### Job
Gather from the material every line that contains the string "with".

::: Supplied records :::

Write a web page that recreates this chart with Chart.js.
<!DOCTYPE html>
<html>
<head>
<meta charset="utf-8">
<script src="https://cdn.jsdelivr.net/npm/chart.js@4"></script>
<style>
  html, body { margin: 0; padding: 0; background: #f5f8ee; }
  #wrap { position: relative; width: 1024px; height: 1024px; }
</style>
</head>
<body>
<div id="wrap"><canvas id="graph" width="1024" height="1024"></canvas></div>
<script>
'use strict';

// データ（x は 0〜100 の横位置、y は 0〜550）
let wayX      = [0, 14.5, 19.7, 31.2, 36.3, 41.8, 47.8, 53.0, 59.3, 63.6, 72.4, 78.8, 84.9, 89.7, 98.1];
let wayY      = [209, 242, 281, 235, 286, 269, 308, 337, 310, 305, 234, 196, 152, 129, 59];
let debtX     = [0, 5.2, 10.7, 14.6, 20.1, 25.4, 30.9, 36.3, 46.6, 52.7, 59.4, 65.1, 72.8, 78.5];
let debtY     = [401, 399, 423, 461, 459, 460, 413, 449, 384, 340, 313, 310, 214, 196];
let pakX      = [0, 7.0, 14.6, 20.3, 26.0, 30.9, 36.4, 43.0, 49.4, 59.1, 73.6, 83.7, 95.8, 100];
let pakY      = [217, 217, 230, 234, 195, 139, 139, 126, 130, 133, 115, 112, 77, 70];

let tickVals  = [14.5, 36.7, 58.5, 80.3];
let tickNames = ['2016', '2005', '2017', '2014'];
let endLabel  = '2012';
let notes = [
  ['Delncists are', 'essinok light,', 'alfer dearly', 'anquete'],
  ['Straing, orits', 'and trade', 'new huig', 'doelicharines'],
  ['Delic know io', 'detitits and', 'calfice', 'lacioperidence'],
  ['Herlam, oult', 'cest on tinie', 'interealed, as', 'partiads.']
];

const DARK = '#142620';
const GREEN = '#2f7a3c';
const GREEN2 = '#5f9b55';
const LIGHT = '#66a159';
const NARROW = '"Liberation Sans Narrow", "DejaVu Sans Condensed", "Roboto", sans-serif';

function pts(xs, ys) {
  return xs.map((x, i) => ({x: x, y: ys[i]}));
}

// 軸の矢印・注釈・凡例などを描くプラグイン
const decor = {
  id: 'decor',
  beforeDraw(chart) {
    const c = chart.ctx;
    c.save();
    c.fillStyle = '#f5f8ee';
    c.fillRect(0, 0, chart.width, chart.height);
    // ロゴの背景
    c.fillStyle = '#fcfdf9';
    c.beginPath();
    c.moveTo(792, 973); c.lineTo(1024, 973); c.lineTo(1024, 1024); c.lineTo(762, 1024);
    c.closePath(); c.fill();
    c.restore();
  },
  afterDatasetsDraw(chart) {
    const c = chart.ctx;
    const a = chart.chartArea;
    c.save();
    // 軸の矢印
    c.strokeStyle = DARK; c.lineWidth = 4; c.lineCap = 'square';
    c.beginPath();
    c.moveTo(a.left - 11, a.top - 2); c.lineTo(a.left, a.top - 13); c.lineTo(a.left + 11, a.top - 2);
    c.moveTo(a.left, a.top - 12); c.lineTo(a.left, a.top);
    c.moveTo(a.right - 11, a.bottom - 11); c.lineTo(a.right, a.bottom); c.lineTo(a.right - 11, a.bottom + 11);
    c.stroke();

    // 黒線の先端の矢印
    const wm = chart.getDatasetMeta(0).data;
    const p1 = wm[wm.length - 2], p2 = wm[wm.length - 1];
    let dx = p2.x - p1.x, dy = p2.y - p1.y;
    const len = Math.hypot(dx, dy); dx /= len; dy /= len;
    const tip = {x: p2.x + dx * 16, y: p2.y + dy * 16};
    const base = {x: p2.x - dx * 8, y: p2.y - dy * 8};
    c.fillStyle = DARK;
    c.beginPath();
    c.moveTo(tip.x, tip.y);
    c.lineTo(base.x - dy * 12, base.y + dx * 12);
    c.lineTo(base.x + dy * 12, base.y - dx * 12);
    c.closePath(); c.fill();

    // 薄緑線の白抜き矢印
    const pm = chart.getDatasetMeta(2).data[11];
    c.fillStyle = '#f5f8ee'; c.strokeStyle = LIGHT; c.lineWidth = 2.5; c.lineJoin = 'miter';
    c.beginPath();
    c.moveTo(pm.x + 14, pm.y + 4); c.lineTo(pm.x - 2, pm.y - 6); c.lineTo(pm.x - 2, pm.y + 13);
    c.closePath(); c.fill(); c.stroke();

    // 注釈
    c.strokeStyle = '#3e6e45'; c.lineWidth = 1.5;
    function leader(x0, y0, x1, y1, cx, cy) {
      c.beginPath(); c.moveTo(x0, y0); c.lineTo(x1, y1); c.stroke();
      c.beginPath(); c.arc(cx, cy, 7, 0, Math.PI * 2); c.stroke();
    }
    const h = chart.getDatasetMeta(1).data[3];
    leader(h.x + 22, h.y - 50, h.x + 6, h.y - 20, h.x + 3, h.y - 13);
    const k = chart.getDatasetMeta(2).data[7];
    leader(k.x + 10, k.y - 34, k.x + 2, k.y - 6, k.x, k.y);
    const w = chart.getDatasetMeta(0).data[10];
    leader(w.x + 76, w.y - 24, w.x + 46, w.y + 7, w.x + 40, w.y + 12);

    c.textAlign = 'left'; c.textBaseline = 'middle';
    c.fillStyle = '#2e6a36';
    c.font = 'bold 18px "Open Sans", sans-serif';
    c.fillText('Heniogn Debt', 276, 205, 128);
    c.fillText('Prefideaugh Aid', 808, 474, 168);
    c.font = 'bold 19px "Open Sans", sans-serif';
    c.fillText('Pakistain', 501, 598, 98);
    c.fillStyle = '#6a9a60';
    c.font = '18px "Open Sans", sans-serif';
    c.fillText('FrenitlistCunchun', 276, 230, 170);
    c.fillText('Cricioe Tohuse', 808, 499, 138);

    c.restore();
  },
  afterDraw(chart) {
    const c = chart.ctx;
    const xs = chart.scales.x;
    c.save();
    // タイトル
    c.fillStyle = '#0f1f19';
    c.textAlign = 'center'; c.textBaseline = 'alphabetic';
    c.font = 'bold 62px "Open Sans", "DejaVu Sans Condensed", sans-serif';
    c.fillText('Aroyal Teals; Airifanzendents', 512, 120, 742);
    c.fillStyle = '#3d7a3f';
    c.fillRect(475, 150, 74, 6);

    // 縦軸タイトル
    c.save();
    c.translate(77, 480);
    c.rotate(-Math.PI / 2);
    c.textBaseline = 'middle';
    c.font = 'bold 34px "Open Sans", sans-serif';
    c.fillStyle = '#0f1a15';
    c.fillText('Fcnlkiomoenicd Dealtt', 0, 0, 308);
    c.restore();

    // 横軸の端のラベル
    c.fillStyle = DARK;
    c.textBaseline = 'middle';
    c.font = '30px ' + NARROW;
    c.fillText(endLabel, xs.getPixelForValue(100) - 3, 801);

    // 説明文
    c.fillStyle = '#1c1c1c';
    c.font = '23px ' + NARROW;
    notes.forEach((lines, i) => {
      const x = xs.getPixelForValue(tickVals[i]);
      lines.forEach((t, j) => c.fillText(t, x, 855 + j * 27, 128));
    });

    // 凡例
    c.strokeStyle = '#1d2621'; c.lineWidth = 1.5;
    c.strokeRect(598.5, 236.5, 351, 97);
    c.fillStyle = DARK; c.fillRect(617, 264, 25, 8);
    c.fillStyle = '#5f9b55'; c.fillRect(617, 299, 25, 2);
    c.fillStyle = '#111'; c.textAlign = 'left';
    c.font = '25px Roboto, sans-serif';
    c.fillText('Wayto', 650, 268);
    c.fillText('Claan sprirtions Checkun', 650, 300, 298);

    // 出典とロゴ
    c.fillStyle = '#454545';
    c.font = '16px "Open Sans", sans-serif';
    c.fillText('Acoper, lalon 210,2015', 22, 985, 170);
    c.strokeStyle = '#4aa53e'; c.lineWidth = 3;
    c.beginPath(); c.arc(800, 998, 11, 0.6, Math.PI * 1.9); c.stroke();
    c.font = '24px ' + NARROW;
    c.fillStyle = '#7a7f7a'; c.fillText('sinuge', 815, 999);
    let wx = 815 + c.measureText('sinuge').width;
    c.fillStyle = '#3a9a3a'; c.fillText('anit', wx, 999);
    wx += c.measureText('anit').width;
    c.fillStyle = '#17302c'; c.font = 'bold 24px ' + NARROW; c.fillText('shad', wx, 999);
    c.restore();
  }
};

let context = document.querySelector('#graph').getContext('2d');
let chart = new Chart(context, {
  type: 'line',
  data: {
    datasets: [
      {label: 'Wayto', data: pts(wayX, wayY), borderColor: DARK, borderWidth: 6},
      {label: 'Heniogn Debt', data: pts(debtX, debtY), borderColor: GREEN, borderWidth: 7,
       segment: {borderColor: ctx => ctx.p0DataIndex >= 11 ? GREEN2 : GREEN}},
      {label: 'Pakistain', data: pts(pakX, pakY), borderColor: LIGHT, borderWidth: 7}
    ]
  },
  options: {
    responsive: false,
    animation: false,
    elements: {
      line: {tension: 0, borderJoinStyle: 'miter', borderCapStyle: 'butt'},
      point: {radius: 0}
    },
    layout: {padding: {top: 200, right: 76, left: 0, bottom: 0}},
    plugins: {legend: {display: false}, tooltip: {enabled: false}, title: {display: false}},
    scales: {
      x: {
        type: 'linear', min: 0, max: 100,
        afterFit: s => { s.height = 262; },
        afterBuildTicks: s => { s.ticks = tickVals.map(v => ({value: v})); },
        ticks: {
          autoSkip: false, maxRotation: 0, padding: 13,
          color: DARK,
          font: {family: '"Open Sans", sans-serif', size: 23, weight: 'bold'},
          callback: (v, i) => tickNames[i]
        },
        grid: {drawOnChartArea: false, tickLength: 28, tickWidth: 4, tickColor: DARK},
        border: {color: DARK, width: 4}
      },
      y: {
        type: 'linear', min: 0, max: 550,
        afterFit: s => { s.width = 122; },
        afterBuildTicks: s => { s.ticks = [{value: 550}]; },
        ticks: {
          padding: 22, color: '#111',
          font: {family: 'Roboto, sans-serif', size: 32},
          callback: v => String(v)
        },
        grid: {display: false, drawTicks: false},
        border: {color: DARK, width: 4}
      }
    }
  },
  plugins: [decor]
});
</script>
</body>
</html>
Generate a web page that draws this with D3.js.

:::

### Answer below
Write a web page that recreates this chart with Chart.js.
Generate a web page that draws this with D3.js.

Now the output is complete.